- Given task
Return the material exactly, first line through the line containing "const semNalMor = [0.043, 0.036, 0.047];", and nothing more. Pictures stay out.

━━━ Collected material

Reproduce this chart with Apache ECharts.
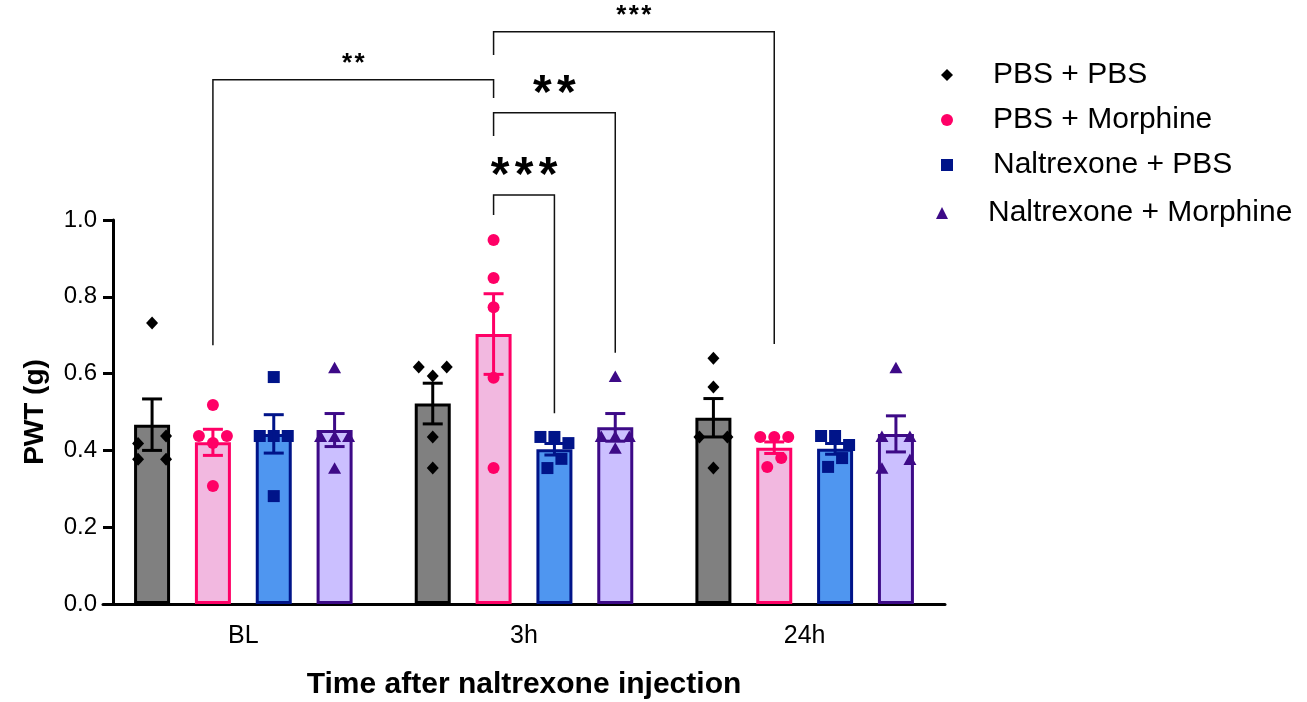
<!DOCTYPE html>
<html>
<head>
<meta charset="utf-8">
<script src="https://cdn.jsdelivr.net/npm/echarts@6/dist/echarts.min.js"></script>
<style>html,body{margin:0;padding:0;background:#fff}#chart{width:1307px;height:702px}</style>
</head>
<body>
<div id="chart"></div>
<script>
// ---------------- data ----------------
const categories = ['BL', '3h', '24h'];
const groupNames = ['PBS + PBS', 'PBS + Morphine', 'Naltrexone + PBS', 'Naltrexone + Morphine'];
const yTickValues = [0, 0.2, 0.4, 0.6, 0.8, 1.0];

// bar heights (mean) per category
const meanPbsPbs = [0.467, 0.522, 0.485];
const meanPbsMor = [0.421, 0.703, 0.407];
const meanNalPbs = [0.443, 0.403, 0.404];
const meanNalMor = [0.453, 0.460, 0.443];

// SEM per category
const semPbsPbs = [0.067, 0.053, 0.050];
const semPbsMor = [0.034, 0.105, 0.015];
const semNalPbs = [0.050, 0.015, 0.014];
const semNalMor = [0.043, 0.036, 0.047];

// individual animals per category
const ptsPbsPbs = [[0.732, 0.418, 0.4375, 0.377, 0.377], [0.617, 0.594, 0.617, 0.435, 0.354], [0.64, 0.565, 0.435, 0.435, 0.354]];
const ptsPbsMor = [[0.518, 0.4375, 0.419, 0.4375, 0.307], [0.948, 0.849, 0.773, 0.589, 0.354], [0.435, 0.435, 0.435, 0.357, 0.38]];
const ptsNalPbs = [[0.591, 0.4375, 0.4375, 0.4375, 0.281], [0.435, 0.435, 0.419, 0.354, 0.378], [0.4375, 0.4375, 0.414, 0.357, 0.38]];
const ptsNalMor = [[0.614, 0.435, 0.435, 0.435, 0.352], [0.591, 0.435, 0.435, 0.435, 0.404], [0.614, 0.435, 0.352, 0.435, 0.375]];

// significance brackets: [category, group] ends, bracket level, end levels, label
const brackets = [
  { from: [0, 1], to: [1, 1], level: 1.365, fromEnd: 0.674, toEnd: 1.318, label: '**', big: false },
  { from: [1, 1], to: [2, 1], level: 1.490, fromEnd: 1.430, toEnd: 0.677, label: '***', big: false },
  { from: [1, 1], to: [1, 3], level: 1.279, fromEnd: 1.219, toEnd: 0.654, label: '**', big: true },
  { from: [1, 1], to: [1, 2], level: 1.065, fromEnd: 1.013, toEnd: 0.497, label: '***', big: true }
];

// ---------------- style ----------------
const means = [meanPbsPbs, meanPbsMor, meanNalPbs, meanNalMor];
const sems = [semPbsPbs, semPbsMor, semNalPbs, semNalMor];
const points = [ptsPbsPbs, ptsPbsMor, ptsNalPbs, ptsNalMor];
const barFill = ['#808080', '#F2B8E0', '#4F96F0', '#CBBFFF'];
const barEdge = ['#000000', '#FF0066', '#001489', '#3D0A87'];
const ptColor = ['#000000', '#FF0066', '#001489', '#3D0A87'];
const symbols = ['diamond', 'circle', 'rect', 'triangle'];
const FONT = '"Liberation Sans", Arial, Helvetica, sans-serif';
const BAR_WIDTH = 36;
const BAR_GAP = 0.69;
const HALF_STEP = 7;        // px, half of the horizontal spacing of side-by-side dots
const ROW_TOL = 0.028;      // values closer than this share a row
const NEIGHBOR_TOL = 0.0625;

function barOffset(k) {
  return (k - (groupNames.length - 1) / 2) * BAR_WIDTH * (1 + BAR_GAP);
}

// lay out dots of one column: dots with nearly equal values share a row
function layoutSlots(vals) {
  const idx = vals.map((v, i) => i).sort((a, b) => vals[b] - vals[a]);
  const clusters = [];
  let cur = [idx[0]];
  for (let j = 1; j < idx.length; j++) {
    if (vals[idx[j - 1]] - vals[idx[j]] < ROW_TOL) cur.push(idx[j]);
    else { clusters.push(cur); cur = [idx[j]]; }
  }
  clusters.push(cur);
  const slots = new Array(vals.length).fill(0);
  const gap = (a, b) => Math.min(...a.flatMap(i => b.map(j => Math.abs(vals[i] - vals[j]))));
  clusters.forEach((c, ci) => {
    c.sort((a, b) => a - b);
    const n = c.length;
    if (n === 2) {
      const nb = [clusters[ci - 1], clusters[ci + 1]].filter(Boolean);
      const inter = nb.some(o => o.length >= 3 && o.length % 2 === 1 && gap(o, c) < NEIGHBOR_TOL);
      const step = inter ? 1 : 2;
      slots[c[0]] = -step; slots[c[1]] = step;
    } else {
      c.forEach((i, j) => { slots[i] = (j - (n - 1) / 2) * 2; });
    }
  });
  return slots;
}

function markerShape(sym, x, y, color) {
  const style = { fill: color, stroke: null };
  if (sym === 'circle') return { type: 'circle', shape: { cx: x, cy: y, r: 6 }, style };
  if (sym === 'rect') return { type: 'rect', shape: { x: x - 6, y: y - 6, width: 12, height: 12 }, style };
  if (sym === 'diamond') return { type: 'polygon', shape: { points: [[x, y - 6.5], [x + 6, y], [x, y + 6.5], [x - 6, y]] }, style };
  return { type: 'polygon', shape: { points: [[x, y - 6.5], [x + 6.5, y + 5], [x - 6.5, y + 5]] }, style };
}

const series = [];

// bars
groupNames.forEach((g, k) => {
  series.push({
    type: 'bar', name: g + ' bar', data: means[k], barWidth: BAR_WIDTH, barGap: (BAR_GAP * 100) + '%',
    itemStyle: { color: barFill[k], borderColor: barEdge[k], borderWidth: 3 },
    z: 2, silent: true, animation: false
  });
});

// dots
groupNames.forEach((g, k) => {
  const data = [];
  categories.forEach((c, ci) => {
    const vals = points[k][ci];
    const slots = layoutSlots(vals);
    vals.forEach((v, j) => data.push([ci, v, slots[j]]));
  });
  series.push({
    type: 'custom', name: g, data, z: 4, animation: false,
    itemStyle: { color: ptColor[k] },
    encode: { x: 0, y: 1 },
    renderItem: (params, api) => {
      const p = api.coord([api.value(0), api.value(1)]);
      return markerShape(symbols[k], p[0] + barOffset(k) + api.value(2) * HALF_STEP, p[1], ptColor[k]);
    }
  });
});

// error bars (mean ± SEM)
groupNames.forEach((g, k) => {
  series.push({
    type: 'custom', name: g + ' sem', z: 5, animation: false, silent: true,
    data: categories.map((c, ci) => [ci, means[k][ci], sems[k][ci]]),
    encode: { x: 0, y: 1 },
    renderItem: (params, api) => {
      const ci = api.value(0), m = api.value(1), s = api.value(2);
      const top = api.coord([ci, m + s]), bot = api.coord([ci, m - s]);
      const x = top[0] + barOffset(k);
      const st = { stroke: barEdge[k], lineWidth: 3 };
      return {
        type: 'group', children: [
          { type: 'line', shape: { x1: x, y1: top[1], x2: x, y2: bot[1] }, style: st },
          { type: 'line', shape: { x1: x - 10, y1: top[1], x2: x + 10, y2: top[1] }, style: st },
          { type: 'line', shape: { x1: x - 10, y1: bot[1], x2: x + 10, y2: bot[1] }, style: st }
        ]
      };
    }
  });
});

// significance brackets
series.push({
  type: 'custom', name: 'brackets', z: 6, animation: false, silent: true, clip: false,
  data: brackets.map(b => [b.from[0], b.level]),
  encode: { x: 0, y: 1 },
  renderItem: (params, api) => {
    const b = brackets[params.dataIndex];
    const xa = api.coord([b.from[0], 0])[0] + barOffset(b.from[1]);
    const xb = api.coord([b.to[0], 0])[0] + barOffset(b.to[1]);
    const yl = api.coord([b.from[0], b.level])[1];
    const ya = api.coord([b.from[0], b.fromEnd])[1];
    const yb = api.coord([b.to[0], b.toEnd])[1];
    const children = [{
      type: 'polyline', shape: { points: [[xa, ya], [xa, yl], [xb, yl], [xb, yb]] },
      style: { stroke: '#111', lineWidth: 1.5, fill: null }
    }];
    const n = b.label.length;
    const sp = b.big ? 24 : 12.5;
    const fs = b.big ? 48 : 26;
    const gap = b.big ? 18 : 16;
    const cx = (xa + xb) / 2;
    for (let i = 0; i < n; i++) {
      children.push({
        type: 'text', style: {
          text: b.label[i], x: cx + (i - (n - 1) / 2) * sp, y: yl - gap,
          font: 'bold ' + fs + 'px ' + FONT, fill: '#000', align: 'center', verticalAlign: 'middle'
        }
      });
    }
    return { type: 'group', children };
  }
});

const legendText = { fontSize: 30, fontFamily: FONT, color: '#000', lineHeight: 34, padding: [0, 0, 0, 35] };
const legendItem = (k) => ({ name: groupNames[k], icon: symbols[k], itemStyle: { color: ptColor[k], borderWidth: 0 } });

const option = {
  animation: false,
  backgroundColor: '#fff',
  grid: { left: 103, right: 362, top: 220, bottom: 98, containLabel: false, outerBoundsMode: 'none' },
  legend: [
    { data: [0, 1, 2].map(legendItem), orient: 'vertical', left: 936, top: 53, itemWidth: 12, itemHeight: 12, itemGap: 11, textStyle: legendText, selectedMode: false },
    { data: [3].map(legendItem), orient: 'vertical', left: 931, top: 191, itemWidth: 12, itemHeight: 12, itemGap: 11, textStyle: legendText, selectedMode: false }
  ],
  xAxis: {
    type: 'category', data: categories,
    axisLine: { lineStyle: { color: '#000', width: 3 } },
    axisTick: { alignWithLabel: true, length: 10, lineStyle: { color: '#000', width: 3 } },
    axisLabel: { fontSize: 25, fontFamily: FONT, color: '#000', margin: 20 },
    name: 'Time after naltrexone injection', nameLocation: 'middle', nameGap: 66,
    nameTextStyle: { fontSize: 30, fontWeight: 'bold', fontFamily: FONT, color: '#000' }
  },
  yAxis: {
    type: 'value', min: yTickValues[0], max: yTickValues[yTickValues.length - 1], interval: 0.2,
    offset: -10,
    axisLine: { show: true, lineStyle: { color: '#000', width: 3 } },
    axisTick: { show: true, length: 10, lineStyle: { color: '#000', width: 3 } },
    axisLabel: { fontSize: 24, fontFamily: FONT, color: '#000', margin: 16, formatter: v => v.toFixed(1) },
    splitLine: { show: false },
    name: 'PWT (g)', nameLocation: 'middle', nameGap: 64,
    nameTextStyle: { fontSize: 28, fontWeight: 'bold', fontFamily: FONT, color: '#000' }
  },
  series
};

const chart = echarts.init(document.getElementById('chart'), null, { renderer: 'canvas' });
chart.setOption(option);
</script>
</body>
</html>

━━━━━━

- Final answer
Reproduce this chart with Apache ECharts.
<!DOCTYPE html>
<html>
<head>
<meta charset="utf-8">
<script src="https://cdn.jsdelivr.net/npm/echarts@6/dist/echarts.min.js"></script>
<style>html,body{margin:0;padding:0;background:#fff}#chart{width:1307px;height:702px}</style>
</head>
<body>
<div id="chart"></div>
<script>
// ---------------- data ----------------
const categories = ['BL', '3h', '24h'];
const groupNames = ['PBS + PBS', 'PBS + Morphine', 'Naltrexone + PBS', 'Naltrexone + Morphine'];
const yTickValues = [0, 0.2, 0.4, 0.6, 0.8, 1.0];

// bar heights (mean) per category
const meanPbsPbs = [0.467, 0.522, 0.485];
const meanPbsMor = [0.421, 0.703, 0.407];
const meanNalPbs = [0.443, 0.403, 0.404];
const meanNalMor = [0.453, 0.460, 0.443];

// SEM per category
const semPbsPbs = [0.067, 0.053, 0.050];
const semPbsMor = [0.034, 0.105, 0.015];
const semNalPbs = [0.050, 0.015, 0.014];
const semNalMor = [0.043, 0.036, 0.047];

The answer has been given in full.